Friday, May 11, 2012

Britain economic outlook first quarter 2012

World Economic outlook : Britain economic outlook first quarter 2012 : Britain’s economy may have shrunk more than previously estimated in the first quarter after the statistics office reported a deeper slump in construction.

Building output plunged 4.8 percent in the three months through March, the Office for National Statistics said today. That compares with a 3 percent drop in the first estimate of gross domestic product on April 25, which showed the economy contracted 0.2 percent. The revision on its own would shave 0.1 percentage points off GDP, the statistics office said.

The building data may add to concerns about weakness in the U.K. economy as it grapples with a double-dip recession. Bank of England policy makers hadn’t seen the revision before their decision yesterday to halt their quantitative-easing program at 325 billion pounds ($524 billion), according to statistics office officials.

“The lazy assumption was that because GDP was drastically below forecasts, it would go up with subsequent revisions,” said Alan Clarke, an economist at Scotia Capital in London. “The economy was in the eye of the storm in the fourth and first quarters.”

The quarterly drop in construction, which accounts for 8 percent of GDP, was the biggest in three years. The report also showed that from a year earlier, building output was down 3.7 percent.

Revision Impact
Based on the initial estimate, construction reduced first- quarter GDP by about 0.2 percentage points. That’s now been revised to “just over” 0.3 percentage points, officials said, indicating the economy would have been flat without the construction impact.

The second estimate of the first-quarter GDP data will be published on May 24.

The Bank of England announced yesterday that it will leave its bond-purchase target unchanged after seven months of pumping money into the economy. It also kept its benchmark interest rate at a record-low 0.5 percent.

Some policy makers have signaled increased concerns that inflation won’t slow as much this year as previously projected.

Data today showed factory-output prices increased 0.7 percent in April from March, exceeding the 0.4 percent median forecast of 19 economists in a Bloomberg News survey. From a year earlier, prices were up 3.3 percent, also faster than forecast. Input prices fell 1.5 percent from March and were up 1.2 percent from a year earlier.

Prices Increase
“Elevated oil prices are impeding the retreat in inflation,” said Howard Archer, an economist at IHS Global Insight in London. “At the same time, manufacturers face an on- going need to price competitively to try and gain, or even retain, business in a still challenging environment.”

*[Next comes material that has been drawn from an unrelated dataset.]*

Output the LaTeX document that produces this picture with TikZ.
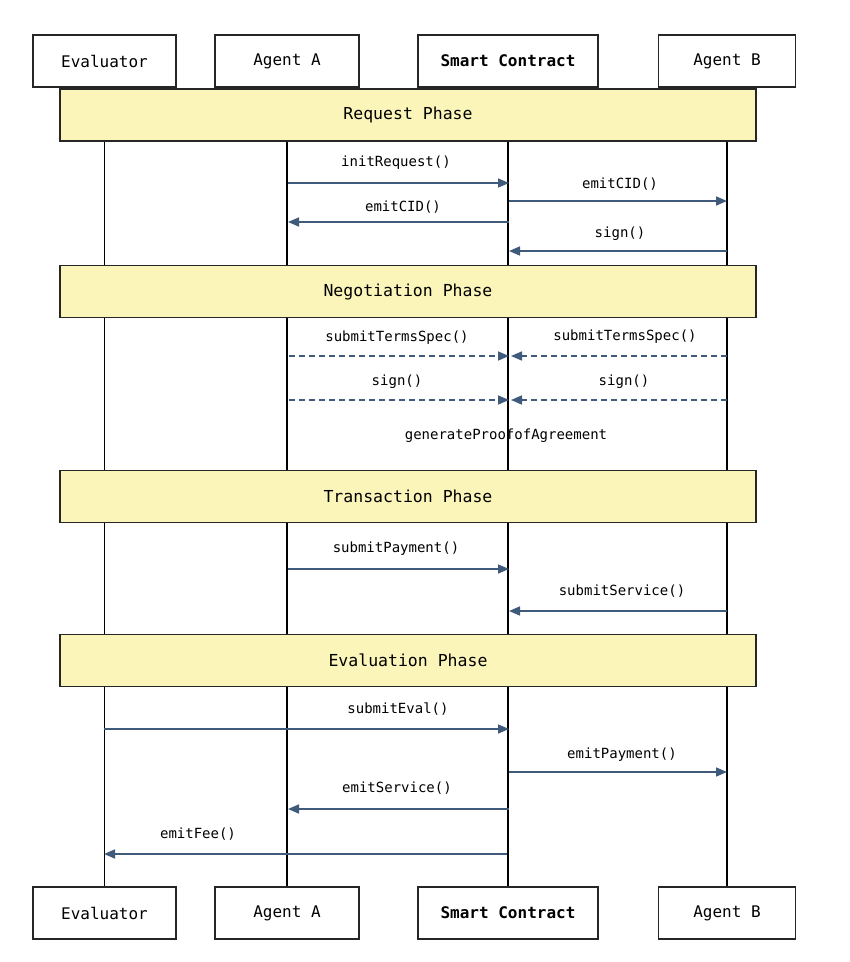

In the 10 categories of producer price, nine rose and one fell in April from the previous month, today’s report showed. The biggest gain was by computer, electrical and optical equipment, which rose 2.4 percent, followed by tobacco and alcohol, up 2.2 percent.

Core producer prices, which exclude costs of food, alcohol, tobacco and petroleum, increased 0.6 percent on the month in April and 2.3 percent from a year earlier.

While inflation concerns are elevated, economists at Deutsche Bank AG and BNP Paribas SA say Bank of England Governor Mervyn King may leave the door open to add more stimulus at a press conference next week.

He will probably lower U.K. growth forecasts in the central bank’s Inflation Report on May 16, they said, giving policy makers leeway to restart QE again.